Documentary Photography

Visual methods document and re-present the social world in ways that allow others to see and understand in new ways (Coronel & Rodriguez, 2013). Photography has long been a tool in anthropology, geography, and health research. It has emerged as a powerful tool in documenting student learning and behaviour within and outside of school contexts (Abramson, n.d.; Rinaldi, 2006). Photographs in particular set off a “chain reaction” that causes people to remember, reflect, and gain new perspectives (Banks, 2001). Photographs taken by students for the purpose of engaging those with significant power (the teachers) with those who typically have less power (the students) becomes the vehicle to initiate change in relationships (Wang, 2006). In our work, the use of cameras provided students with a familiar tool to examine the assets and barriers “where students are and which way they are heading” (Chickering & Reisser, 1993, p. 34) in an attempt to support their ongoing development as university students.

Schulze (2007) indicates that, theoretically, reflexive photography is embedded in the theory of symbolic interactionism, a sociological perspective that places emphasis on micro-scale social interaction. Blumer (1969) was the first to use the term symbolic interactionism and set out three basic premises on which it is based. First, humans act toward things on the basis of meanings they ascribe to those things. Second, the meanings of such things are derived from, or arise out of, the social interactions that one has with others and society. Finally, these meanings are handled in, and modified through, an interpretative process used by the person in dealing with the things he/she encounters. Thus, symbolic interactionists investigate the meanings which individuals ascribe to symbols and things through, and as a consequence of, their social interactions. Reflexive photography gives participants the opportunity to literally “zoom in” on these symbols, and elicit rich descriptions of the meanings attached to those symbols (Banks, 2001; Pink, 2001).
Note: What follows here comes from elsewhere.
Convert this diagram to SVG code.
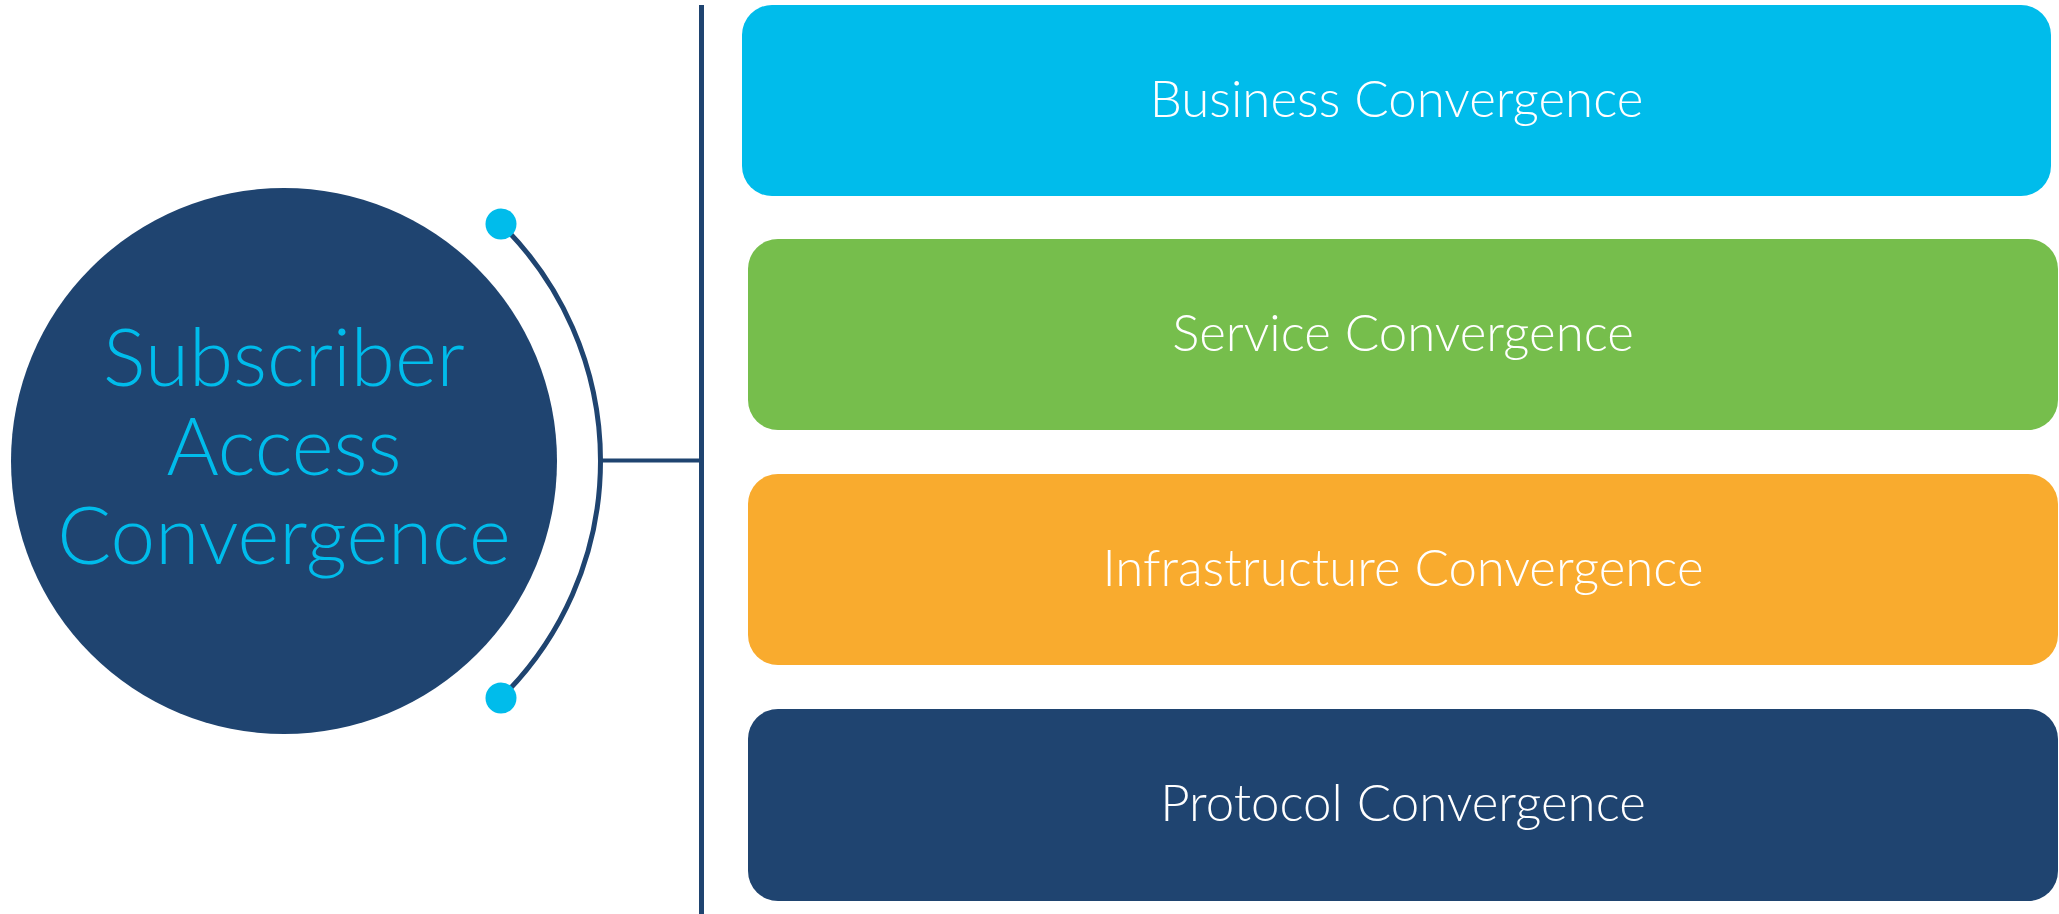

In the context of our study, the three basic premises of symbolic interactionism can be explained as follows:

  • 1.

    Black South African student teachers photographed certain symbols or artefacts that they identified with education based on a personal connotation and meaning that they associate with those specific objects.

  • 2.

    The explanation of the above-mentioned symbols or artefacts stemmed from the connection that the student teachers had with various individuals or the community.

  • 3.

    The same explanations derived from a process of personal interpretation that the student teachers had when they experienced these symbols or artefacts.